*Entries provided*:
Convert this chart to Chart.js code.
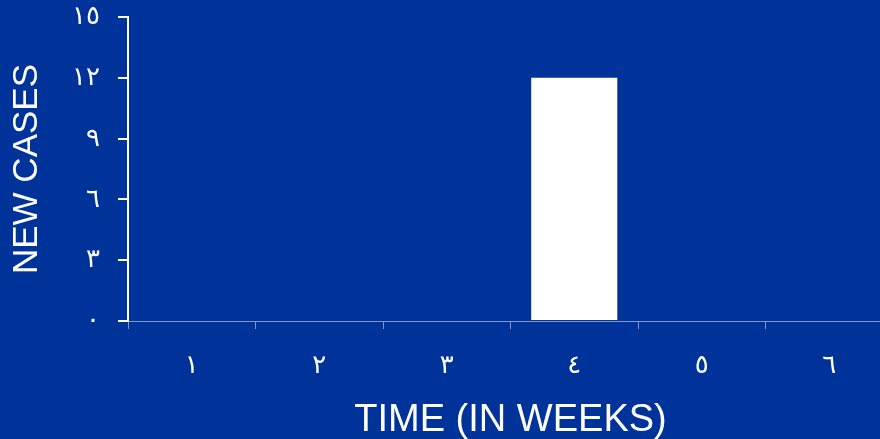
<!DOCTYPE html>
<html>
<head>
<meta charset="utf-8">
<title>New cases by week</title>
<script src="https://cdn.jsdelivr.net/npm/chart.js@4/dist/chart.umd.min.js"></script>
<style>
    html, body { margin: 0; padding: 0; background: #003399; overflow: hidden; }
    .chart-wrap { position: relative; width: 900px; height: 439px; }
</style>
</head>
<body>
<div class="chart-wrap"><canvas id="casesChart"></canvas></div>
<script>
// Weeks on the x axis, in Arabic-Indic digits
const weekLabels = ['١', '٢', '٣', '٤', '٥', '٦'];
// New cases per week
const newCases = [0, 0, 0, 12, 0, 0];
// Y axis tick values and their labels
const yTickValues = [0, 3, 6, 9, 12, 15];
const yTickLabels = ['٠', '٣', '٦', '٩', '١٢', '١٥'];

const fontFamily = "'Liberation Sans', Arial, 'DejaVu Sans', sans-serif";
const axisBlue = '#8095cc';

document.addEventListener('DOMContentLoaded', function() {
    const ctx = document.getElementById('casesChart');
    new Chart(ctx, {
        type: 'bar',
        data: {
            labels: weekLabels,
            datasets: [{
                label: 'New cases',
                data: newCases,
                backgroundColor: '#ffffff',
                borderWidth: 0,
                barPercentage: 0.675,
                categoryPercentage: 1.0
            }]
        },
        options: {
            responsive: true,
            maintainAspectRatio: false,
            animation: false,
            layout: { padding: { top: 0, right: 7, left: 0, bottom: 0 } },
            scales: {
                x: {
                    afterFit: function(scale) { scale.height = 118; },
                    border: { color: axisBlue, width: 1 },
                    grid: {
                        drawOnChartArea: false,
                        drawTicks: true,
                        tickLength: 8,
                        color: axisBlue,
                        lineWidth: 1
                    },
                    ticks: {
                        color: '#ffffff',
                        padding: 21,
                        font: { family: fontFamily, size: 26 }
                    },
                    title: {
                        display: true,
                        text: 'TIME (IN WEEKS)',
                        color: '#ffffff',
                        font: { family: fontFamily, size: 38 },
                        padding: { top: 0, bottom: -4 }
                    }
                },
                y: {
                    min: 0,
                    max: 15,
                    afterFit: function(scale) {
                        scale.width = 128;
                        // keep the plot top at a fixed distance from the canvas edge
                        scale.paddingTop = 17;
                        scale.paddingBottom = 0;
                    },
                    afterBuildTicks: function(scale) {
                        scale.ticks = yTickValues.map(function(v) { return { value: v }; });
                    },
                    border: { color: '#ffffff', width: 2 },
                    grid: {
                        drawOnChartArea: false,
                        drawTicks: true,
                        tickLength: 10,
                        color: '#ffffff',
                        lineWidth: 2
                    },
                    ticks: {
                        color: '#ffffff',
                        padding: 18,
                        font: { family: fontFamily, size: 26 },
                        callback: function(value) {
                            const i = yTickValues.indexOf(value);
                            return i >= 0 ? yTickLabels[i] : '';
                        }
                    },
                    title: {
                        display: true,
                        text: 'NEW CASES',
                        color: '#ffffff',
                        font: { family: fontFamily, size: 35 },
                        padding: { top: 6, bottom: 0 }
                    }
                }
            },
            plugins: {
                legend: { display: false },
                tooltip: { enabled: false }
            }
        }
    });
});
</script>
</body>
</html>
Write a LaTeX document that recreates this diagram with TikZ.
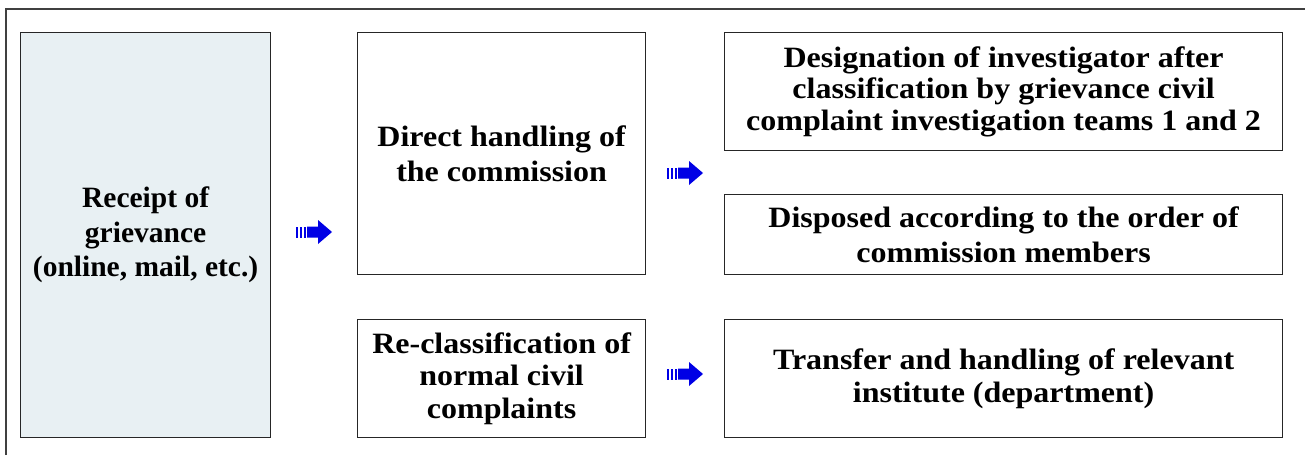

*Problem description*: Reproduce the material word for word. Any pictures should be left out of the copy.

*Response*:
Convert this chart to Chart.js code.
<!DOCTYPE html>
<html>
<head>
<meta charset="utf-8">
<title>New cases by week</title>
<script src="https://cdn.jsdelivr.net/npm/chart.js@4/dist/chart.umd.min.js"></script>
<style>
    html, body { margin: 0; padding: 0; background: #003399; overflow: hidden; }
    .chart-wrap { position: relative; width: 900px; height: 439px; }
</style>
</head>
<body>
<div class="chart-wrap"><canvas id="casesChart"></canvas></div>
<script>
// Weeks on the x axis, in Arabic-Indic digits
const weekLabels = ['١', '٢', '٣', '٤', '٥', '٦'];
// New cases per week
const newCases = [0, 0, 0, 12, 0, 0];
// Y axis tick values and their labels
const yTickValues = [0, 3, 6, 9, 12, 15];
const yTickLabels = ['٠', '٣', '٦', '٩', '١٢', '١٥'];

const fontFamily = "'Liberation Sans', Arial, 'DejaVu Sans', sans-serif";
const axisBlue = '#8095cc';

document.addEventListener('DOMContentLoaded', function() {
    const ctx = document.getElementById('casesChart');
    new Chart(ctx, {
        type: 'bar',
        data: {
            labels: weekLabels,
            datasets: [{
                label: 'New cases',
                data: newCases,
                backgroundColor: '#ffffff',
                borderWidth: 0,
                barPercentage: 0.675,
                categoryPercentage: 1.0
            }]
        },
        options: {
            responsive: true,
            maintainAspectRatio: false,
            animation: false,
            layout: { padding: { top: 0, right: 7, left: 0, bottom: 0 } },
            scales: {
                x: {
                    afterFit: function(scale) { scale.height = 118; },
                    border: { color: axisBlue, width: 1 },
                    grid: {
                        drawOnChartArea: false,
                        drawTicks: true,
                        tickLength: 8,
                        color: axisBlue,
                        lineWidth: 1
                    },
                    ticks: {
                        color: '#ffffff',
                        padding: 21,
                        font: { family: fontFamily, size: 26 }
                    },
                    title: {
                        display: true,
                        text: 'TIME (IN WEEKS)',
                        color: '#ffffff',
                        font: { family: fontFamily, size: 38 },
                        padding: { top: 0, bottom: -4 }
                    }
                },
                y: {
                    min: 0,
                    max: 15,
                    afterFit: function(scale) {
                        scale.width = 128;
                        // keep the plot top at a fixed distance from the canvas edge
                        scale.paddingTop = 17;
                        scale.paddingBottom = 0;
                    },
                    afterBuildTicks: function(scale) {
                        scale.ticks = yTickValues.map(function(v) { return { value: v }; });
                    },
                    border: { color: '#ffffff', width: 2 },
                    grid: {
                        drawOnChartArea: false,
                        drawTicks: true,
                        tickLength: 10,
                        color: '#ffffff',
                        lineWidth: 2
                    },
                    ticks: {
                        color: '#ffffff',
                        padding: 18,
                        font: { family: fontFamily, size: 26 },
                        callback: function(value) {
                            const i = yTickValues.indexOf(value);
                            return i >= 0 ? yTickLabels[i] : '';
                        }
                    },
                    title: {
                        display: true,
                        text: 'NEW CASES',
                        color: '#ffffff',
                        font: { family: fontFamily, size: 35 },
                        padding: { top: 6, bottom: 0 }
                    }
                }
            },
            plugins: {
                legend: { display: false },
                tooltip: { enabled: false }
            }
        }
    });
});
</script>
</body>
</html>
Write a LaTeX document that recreates this diagram with TikZ.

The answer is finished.